I mean, that's not even really the reason - DFT isn't an approximation of FT, it is just for sequences what FT is for functions

#

since signals are discrete, you need DFT for them

iron basalt Apr 10, 2021, 1:10 AM

#

Yeah I did not really read the comment chain well enough, I was thinking general (numeric) integration on a computer. Should have payed more attention.

modest bone Apr 10, 2021, 5:32 AM

#

is anyone familiar with the face_recognition library? I'm having some small troubles

modest jungle Apr 10, 2021, 6:54 AM

#

Is pyspark.streaming.kafka deprecated? If yes, then is there any workaround?

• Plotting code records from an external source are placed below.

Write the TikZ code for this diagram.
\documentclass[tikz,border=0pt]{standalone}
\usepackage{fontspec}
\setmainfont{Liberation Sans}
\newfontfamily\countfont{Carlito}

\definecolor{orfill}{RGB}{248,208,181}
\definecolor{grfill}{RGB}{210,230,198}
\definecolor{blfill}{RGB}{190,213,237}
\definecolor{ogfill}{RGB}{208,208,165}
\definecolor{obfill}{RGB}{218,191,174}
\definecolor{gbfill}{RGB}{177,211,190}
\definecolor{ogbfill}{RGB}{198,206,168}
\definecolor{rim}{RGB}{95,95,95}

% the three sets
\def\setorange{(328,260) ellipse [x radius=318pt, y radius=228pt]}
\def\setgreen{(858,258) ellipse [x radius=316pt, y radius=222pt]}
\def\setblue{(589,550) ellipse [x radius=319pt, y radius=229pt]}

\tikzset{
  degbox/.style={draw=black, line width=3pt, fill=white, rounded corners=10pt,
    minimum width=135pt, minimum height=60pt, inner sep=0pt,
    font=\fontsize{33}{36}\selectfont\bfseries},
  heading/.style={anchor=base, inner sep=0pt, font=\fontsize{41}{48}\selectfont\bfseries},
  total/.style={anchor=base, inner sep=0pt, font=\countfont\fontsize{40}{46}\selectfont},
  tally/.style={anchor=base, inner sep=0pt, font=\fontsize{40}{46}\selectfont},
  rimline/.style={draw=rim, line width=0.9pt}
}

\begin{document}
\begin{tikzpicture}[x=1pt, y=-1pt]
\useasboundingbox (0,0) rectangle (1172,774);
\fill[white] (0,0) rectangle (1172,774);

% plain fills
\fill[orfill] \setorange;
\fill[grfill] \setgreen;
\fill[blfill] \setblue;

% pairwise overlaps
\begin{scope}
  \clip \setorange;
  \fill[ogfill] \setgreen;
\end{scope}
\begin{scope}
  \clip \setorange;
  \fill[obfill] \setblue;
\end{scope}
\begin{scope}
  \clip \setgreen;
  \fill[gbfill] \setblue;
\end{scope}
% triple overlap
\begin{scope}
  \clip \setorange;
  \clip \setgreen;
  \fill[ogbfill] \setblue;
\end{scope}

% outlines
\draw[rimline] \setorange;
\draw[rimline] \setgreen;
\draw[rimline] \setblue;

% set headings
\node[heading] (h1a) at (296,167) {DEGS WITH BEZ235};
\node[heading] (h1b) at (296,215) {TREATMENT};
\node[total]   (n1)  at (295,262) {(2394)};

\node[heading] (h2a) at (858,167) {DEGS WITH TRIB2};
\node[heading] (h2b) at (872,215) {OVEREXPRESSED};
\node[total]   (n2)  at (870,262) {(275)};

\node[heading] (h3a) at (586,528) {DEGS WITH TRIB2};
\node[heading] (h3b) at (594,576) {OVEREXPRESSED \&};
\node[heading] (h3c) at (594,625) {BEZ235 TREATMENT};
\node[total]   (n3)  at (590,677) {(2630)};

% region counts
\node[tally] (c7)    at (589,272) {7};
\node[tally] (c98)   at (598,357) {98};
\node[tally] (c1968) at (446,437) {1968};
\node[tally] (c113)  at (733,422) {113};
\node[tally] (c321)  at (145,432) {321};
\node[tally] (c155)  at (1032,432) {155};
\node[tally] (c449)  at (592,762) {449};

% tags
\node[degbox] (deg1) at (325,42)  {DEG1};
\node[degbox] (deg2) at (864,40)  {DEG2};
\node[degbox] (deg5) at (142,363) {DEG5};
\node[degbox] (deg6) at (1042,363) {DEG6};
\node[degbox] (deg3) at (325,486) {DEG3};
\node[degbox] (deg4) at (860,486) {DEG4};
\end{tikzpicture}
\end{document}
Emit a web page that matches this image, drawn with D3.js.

atomic gull Apr 10, 2021, 7:13 AM

#

grave frost ~~kill me if I am wrong tho~~

I will reply once I get the answer, could take some days/weeks

tender sapphire Apr 10, 2021, 7:37 AM

#

Problems on Text/image using Machine learning and Deep learning.* Any suggestions what/how to start with ?

grave frost Apr 10, 2021, 10:31 AM

#

https://www.reddit.com/r/MachineLearning/comments/mn8r7f/r_cpu_algorithm_trains_deep_neural_nets_up_to_15/?%24deep_link=true&correlation_id=485eac9a-bf86-4049-ac0e-b5893ff0de20&post_fullname=t3_mn8r7f&post_index=1&ref=email_digest&ref_campaign=email_digest&ref_source=email&utm_content=post_title&%243p=e_as&_branch_match_id=893197452729060697

I agree, it does kinda seem like Intel Marketing Bullshit

r/MachineLearning - [R] CPU algorithm trains deep neural nets up to...

433 votes and 85 comments so far on Reddit

granite wolf Apr 10, 2021, 12:18 PM

#

anyone know what's going on here?

#

#

i was expecting an 'r' shape as k increases the r2 score begins to tail off?

#

215 is the max number of my feature columns

#

if i use a significantly lower number than 215 like 160 i get the expected graph shape:

#

hard frost Apr 10, 2021, 1:44 PM

#

model = Sequential()
model.add(LSTM(128, return_sequences=True ,input_shape=(train_X.shape[1], train_X.shape[2])))
model.add(Dropout(0.2))
model.add(LSTM(64))
model.add(Dense(1, activation = 'relu'))
model.compile(optimizer='adam', loss='mse', metrics = ['accuracy'])
history = model.fit(train_X, train_Y, epochs=200, batch_size=128, validation_data=(test_X, test_Y), verbose=2)

#

Hi community, This is a LSTM model in python and this is the predicted result. It seem like my model cannot predict well when fit in the real world data, so what should I do to enhance model accuracy ?

#

it get the flat value instead of up and down

sullen hull Apr 10, 2021, 2:05 PM

#

When I use an LSTM with keras I only get one value, is there a built in way to output several or do i need to then put in the next.
For example can I put [1,2,3] and get roughly [4,5,6] as an output, or do i need to put [1,2,3] with result of x and then put [2,3,x] result y [3,x,y] and then output z so we have [x,y,z] which is roughly again [4,5,6]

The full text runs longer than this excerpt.